Trump budget another lost opportunity on entitlement reform

President Trump on Monday released his final budget proposal ahead of the 2020 elections. Though the budget contains some laudable proposed cuts to wasteful spending, in keeping with his campaign pledge, it avoids any large-scale changes to Medicare and Social Security. This marks another missed opportunity to address the major drivers of the nation’s looming debt crisis.

The Trump budget, to be sure, does claim $4.6 trillion in deficit reduction over the next decade, but, to get there, the budget relies on optimistic projections that assume that economic growth will remain strong for the next 10 years and that interest rates on the debt will remain at low levels.

Trump’s proposal would also slow the growth of nondefense spending, cut foreign aid, add work requirements to food stamps and Medicaid, and include similar reforms to Medicare as those President Barack Obama proposed, such as changing the way medical providers are paid.

But Trump avoided any sort of sweeping, Paul Ryan-style reforms to the nation’s broken entitlement system.

Anticipating criticism from budget hawks ahead of the release of the plan, White House Office of Management and Budget acting Director Russell Vought told journalists, “If you’re someone who cares about spending, is there any other game in town? There’s no one out there that’s putting forward spending reductions other than this president.”

As far as it goes, this is true. After all, the signature proposal of Sen. Bernie Sanders, arguably the front-runner to win the Democratic presidential nomination, wants to expand Medicare and offer free coverage at a cost of $34 trillion.

Yet, the Republican Party, which once made overhauling Medicare a central part of its identity, has now decided that touching programs for older people is too much of a political loser.

Deciding not to care about the issue has not made it go away. Debt as a percentage of the economy is projected to be 81% this year, according to the Congressional Budget Office, which is higher than at any point in history other than World War II, and that’s during a time of strong economic growth, low interest rates, and relative peace. Within 13 years, barring changes, the debt-to-GDP ratio is projected to reach the World War II-era record of 106%. By the end of the projection period, in 2050, when today’s babies will be trying to start their own families, debt is supposed to reach a whopping 180% of GDP.

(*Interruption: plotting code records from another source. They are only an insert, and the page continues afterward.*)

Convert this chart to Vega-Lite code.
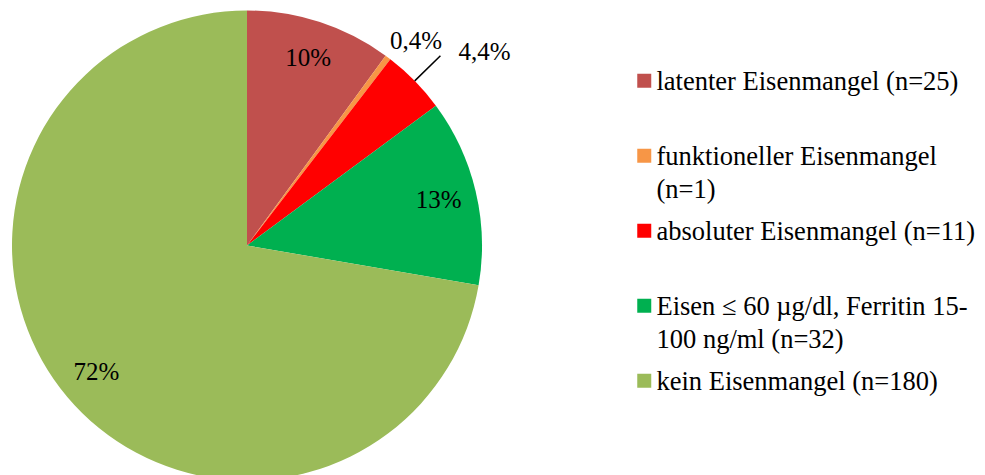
{
  "$schema": "https://vega.github.io/schema/vega-lite/v6.json",
  "width": 494,
  "height": 458,
  "autosize": {"type": "none"},
  "padding": {"left": 0, "top": 16.5, "right": 491, "bottom": 0},
  "background": "white",
  "config": {
    "font": "Liberation Serif",
    "view": {"stroke": null},
    "legend": {"labelFont": "Liberation Serif", "labelFontSize": 26.5, "labelColor": "black"},
    "style": {"guide-label": {"lineHeight": 33, "font": "Liberation Serif", "fontSize": 26.5, "fill": "black"}}
  },
  "data": {
    "values": [
      {"i": 0, "cat": "latenter Eisenmangel (n=25)", "n": 25, "label": "10%"},
      {"i": 1, "cat": "funktioneller Eisenmangel (n=1)", "n": 1, "label": "0,4%"},
      {"i": 2, "cat": "absoluter Eisenmangel (n=11)", "n": 11, "label": "4,4%"},
      {"i": 3, "cat": "Eisen ≤ 60 µg/dl, Ferritin 15-100 ng/ml (n=32)", "n": 32, "label": "13%"},
      {"i": 4, "cat": "kein Eisenmangel (n=180)", "n": 180, "label": "72%"}
    ]
  },
  "encoding": {
    "theta": {"field": "n", "type": "quantitative", "stack": true},
    "order": {"field": "i", "type": "quantitative"}
  },
  "layer": [
    {
      "mark": {"type": "arc", "outerRadius": 235},
      "encoding": {
        "color": {
          "field": "cat",
          "type": "nominal",
          "scale": {
            "domain": ["latenter Eisenmangel (n=25)", "funktioneller Eisenmangel (n=1)", "absoluter Eisenmangel (n=11)", "Eisen ≤ 60 µg/dl, Ferritin 15-100 ng/ml (n=32)", "kein Eisenmangel (n=180)"],
            "range": ["#C0504D", "#F79646", "#FF0000", "#00B050", "#9BBB59"]
          },
          "legend": {
            "title": null,
            "orient": "none",
            "legendX": 631,
            "legendY": 60,
            "direction": "vertical",
            "symbolType": "M-1,-2.286H1V-0.286H-1Z",
            "symbolSize": 196,
            "symbolStrokeWidth": 0,
            "symbolOpacity": 1,
            "labelFont": "Liberation Serif",
            "labelFontSize": 26.5,
            "labelColor": "black",
            "labelBaseline": "alphabetic",
            "labelOffset": -1,
            "labelLimit": 500,
            "rowPadding": 15,
            "gridAlign": "all",
            "padding": 0,
            "labelExpr": "datum.value == 'funktioneller Eisenmangel (n=1)' ? ['funktioneller Eisenmangel', '(n=1)'] : datum.value == 'Eisen ≤ 60 µg/dl, Ferritin 15-100 ng/ml (n=32)' ? ['Eisen ≤ 60 µg/dl, Ferritin 15-', '100 ng/ml (n=32)'] : datum.label"
          }
        }
      }
    },
    {
      "mark": {"type": "arc", "innerRadius": 235, "outerRadius": 271, "padAngle": 1, "fillOpacity": 0, "stroke": "black", "strokeWidth": 1.5},
      "encoding": {
        "strokeOpacity": {"condition": {"test": "datum.i == 2", "value": 1}, "value": 0}
      }
    },
    {
      "mark": {"type": "text", "radius": 197, "font": "Liberation Serif", "fontSize": 25, "color": "black"},
      "encoding": {
        "text": {"condition": {"test": "datum.i == 0 || datum.i == 3 || datum.i == 4", "field": "label", "type": "nominal"}, "value": ""}
      }
    },
    {
      "mark": {"type": "text", "radius": 265, "dx": 10, "dy": 7.5, "font": "Liberation Serif", "fontSize": 25, "color": "black"},
      "encoding": {
        "text": {"condition": {"test": "datum.i == 1", "field": "label", "type": "nominal"}, "value": ""}
      }
    },
    {
      "mark": {"type": "text", "radius": 271, "dx": 18, "dy": -4, "align": "left", "font": "Liberation Serif", "fontSize": 25, "color": "black"},
      "encoding": {
        "text": {"condition": {"test": "datum.i == 2", "field": "label", "type": "nominal"}, "value": ""}
      }
    }
  ]
}
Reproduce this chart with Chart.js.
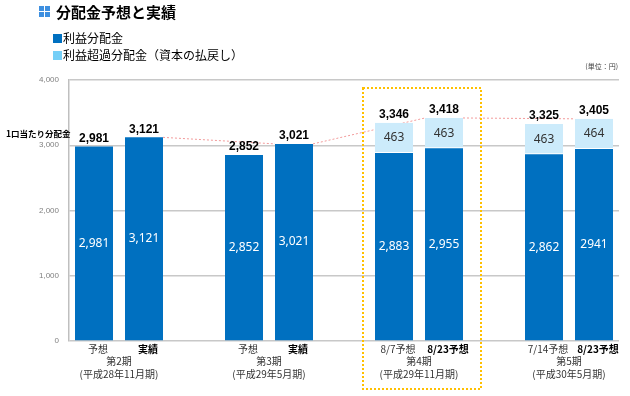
<!DOCTYPE html>
<html>
<head>
<meta charset="utf-8">
<script src="https://cdn.jsdelivr.net/npm/chart.js@4.4.0/dist/chart.umd.min.js"></script>
<style>
  body { margin: 0; background: #fff; }
  #wrap { width: 630px; height: 396px; }
</style>
</head>
<body>
<div id="wrap"><canvas id="myChart" width="630" height="396"></canvas></div>
<script>
// bars, one slot per bar, empty slots keep the periods apart
var categories = ['予想', '実績', '', '予想', '実績', '', '8/7予想', '8/23予想', '', '7/14予想', '8/23予想'];
var boldCat = [false, true, false, false, true, false, false, true, false, false, true];
var profit = [2981, 3121, null, 2852, 3021, null, 2883, 2955, null, 2862, 2941];
var excess = [null, null, null, null, null, null, 463, 463, null, 463, 464];
// text inside the dark bars (the last one has no comma in the source)
var profitText = ['2,981', '3,121', '', '2,852', '3,021', '', '2,883', '2,955', '', '2,862', '2941'];
var periods = ['第2期', '第3期', '第4期', '第5期'];
var periodSub = ['(平成28年11月期)', '(平成29年5月期)', '(平成29年11月期)', '(平成30年5月期)'];
var periodBars = [[0, 1], [3, 4], [6, 7], [9, 10]];
var trendBars = [1, 4, 7, 10];
var highlightBars = [6, 7];
var yTicks = [0, 1000, 2000, 3000, 4000];

var JP = '"Noto Sans CJK JP", sans-serif';
var NUM = '"Liberation Sans", Arial, sans-serif';

function fmt(v) {
  return v.toLocaleString('en-US');
}
function total(i) {
  return (profit[i] || 0) + (excess[i] || 0);
}

var extras = {
  id: 'extras',
  beforeDatasetsDraw: function(chart) {
    // thin red dashed line between bar tops
    var ctx = chart.ctx, y = chart.scales.y;
    var meta = chart.getDatasetMeta(0);
    ctx.save();
    ctx.strokeStyle = '#F29A9A';
    ctx.lineWidth = 1;
    ctx.setLineDash([2, 2]);
    ctx.beginPath();
    for (var k = 0; k < trendBars.length - 1; k++) {
      var a = meta.data[trendBars[k]], b = meta.data[trendBars[k + 1]];
      ctx.moveTo(a.x + a.width / 2, y.getPixelForValue(total(trendBars[k])));
      ctx.lineTo(b.x - b.width / 2, y.getPixelForValue(total(trendBars[k + 1])));
    }
    ctx.stroke();
    ctx.restore();
  },
  afterDraw: function(chart) {
    var ctx = chart.ctx, x = chart.scales.x, y = chart.scales.y;
    var m0 = chart.getDatasetMeta(0), m1 = chart.getDatasetMeta(1);
    var area = chart.chartArea;
    ctx.save();

    // title + icon
    ctx.fillStyle = '#3D8FE0';
    [[39, 6], [45, 6], [39, 12], [45, 12]].forEach(function(p) { ctx.fillRect(p[0], p[1], 5, 5); });
    ctx.fillStyle = '#000';
    ctx.font = 'bold 15px ' + JP;
    ctx.textBaseline = 'middle';
    ctx.textAlign = 'left';
    ctx.fillText('分配金予想と実績', 56, 12);

    // legend
    ctx.font = '12px ' + JP;
    chart.data.datasets.forEach(function(ds, i) {
      var ly = 38 + i * 17;
      ctx.fillStyle = i === 0 ? '#0070C0' : '#75CFF7';
      ctx.fillRect(53, ly - 4, 9, 9);
      ctx.fillStyle = '#000';
      ctx.fillText(ds.label, 63, ly);
    });

    // unit + axis title
    ctx.font = '7px ' + JP;
    ctx.fillStyle = '#404040';
    ctx.textAlign = 'right';
    ctx.fillText('(単位：円)', 618, 66);
    ctx.font = 'bold 8.5px ' + JP;
    ctx.fillStyle = '#000';
    ctx.textAlign = 'left';
    ctx.fillText('1口当たり分配金', 6, 134);

    // values
    ctx.textAlign = 'center';
    for (var i = 0; i < categories.length; i++) {
      if (profit[i] == null) continue;
      var b = m0.data[i];
      ctx.font = '12px "Noto Sans", ' + NUM;
      ctx.fillStyle = '#fff';
      ctx.fillText(profitText[i], b.x, (b.y + b.base) / 2);
      var topY = b.y;
      if (excess[i] != null) {
        var e = m1.data[i];
        ctx.fillStyle = '#333';
        ctx.fillText(fmt(excess[i]), e.x, (e.y + e.base) / 2);
        topY = e.y;
      }
      ctx.font = 'bold 12px ' + NUM;
      ctx.fillStyle = '#000';
      ctx.fillText(fmt(total(i)), b.x, topY - 8);
    }

    // category labels
    for (var i = 0; i < categories.length; i++) {
      if (!categories[i]) continue;
      ctx.font = (boldCat[i] ? 'bold ' : '') + '10px ' + JP;
      ctx.fillStyle = boldCat[i] ? '#000' : '#333';
      ctx.fillText(categories[i], x.getPixelForValue(i) + 4, area.bottom + 8);
    }
    ctx.font = '10px ' + JP;
    ctx.fillStyle = '#333';
    periodBars.forEach(function(pb, k) {
      var cx = (x.getPixelForValue(pb[0]) + x.getPixelForValue(pb[1])) / 2;
      ctx.fillText(periods[k], cx, area.bottom + 20);
      ctx.fillText(periodSub[k], cx, area.bottom + 33);
    });

    // highlight box
    var step = x.getPixelForValue(1) - x.getPixelForValue(0);
    var bx0 = x.getPixelForValue(highlightBars[0]) - step * 0.62;
    var bx1 = x.getPixelForValue(highlightBars[1]) + step * 0.74;
    ctx.strokeStyle = '#FFC000';
    ctx.lineWidth = 2;
    ctx.setLineDash([2, 2]);
    ctx.strokeRect(bx0, area.top + 8, bx1 - bx0, area.bottom + 48 - area.top - 8);
    ctx.restore();
  }
};

new Chart(document.getElementById('myChart').getContext('2d'), {
  type: 'bar',
  data: {
    labels: categories,
    datasets: [
      {
        label: '利益分配金',
        data: profit,
        backgroundColor: '#0070C0',
        borderWidth: 0,
        categoryPercentage: 1,
        barPercentage: 0.76
      },
      {
        label: '利益超過分配金（資本の払戻し）',
        data: excess,
        backgroundColor: '#CCEBFB',
        borderColor: '#ffffff',
        borderWidth: { top: 0, left: 0, right: 0, bottom: 1 },
        borderSkipped: false,
        categoryPercentage: 1,
        barPercentage: 0.76
      }
    ]
  },
  options: {
    responsive: false,
    animation: false,
    layout: { padding: { top: 80, right: 11, bottom: 47, left: 0 } },
    plugins: { legend: { display: false }, tooltip: { enabled: false } },
    scales: {
      x: {
        stacked: true,
        grid: { display: false },
        border: { display: false },
        ticks: { display: false }
      },
      y: {
        stacked: true,
        min: yTicks[0],
        max: yTicks[yTicks.length - 1],
        afterBuildTicks: function(s) { s.ticks = yTicks.map(function(v) { return { value: v }; }); },
        afterFit: function(s) { s.width = 69; },
        ticks: {
          color: '#808080',
          font: { size: 8, family: NUM },
          padding: 10,
          callback: function(v) { return fmt(v); }
        },
        grid: { color: '#C8C8C8', lineWidth: 1.5, drawTicks: false },
        border: { color: '#BFBFBF', width: 1.5 }
      }
    }
  },
  plugins: [extras]
});
</script>
</body>
</html>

The biggest driver of the increase has been the increase in the retirement population, coupled with rising healthcare costs, which has dramatically expanded spending on Social Security and Medicare. In 1968, when the earliest baby boomers were at college graduation age, those two programs accounted for about 16% of the federal budget. Now, they are over 40%. Any plan that tries to address the deficits without seriously reforming entitlements is going to have to lean heavily on discretionary spending cuts and optimistic economic assumptions, as Trump does.

What’s more, the budget outlook has gotten worse under Trump, who, despite proposing spending cuts, has ultimately signed on to whatever deals are struck by Congress, as he did last summer when he agreed to a spending pact that would punt the issue until after the election. Trump’s first budget projected the federal government would run a total of $3.2 trillion in deficits from 2018 to 2027. Combining results from 2018 and 2019 that are already in the books with the revised projections, the Trump proposal is now expecting $7.5 trillion in deficits over the same time frame.

Though we were not holding our breath for Trump to introduce a major overhaul of entitlements in an election year, it’s worth recognizing that his proposal was deemed “dead on arrival” by congressional Democrats anyway. The prospect of addressing the issue has never been further out of reach politically, and, yet, the more time lawmakers waste, the more severe the trade-offs between crushing tax increases and significant benefits cuts will have to be once the day of reckoning arrives.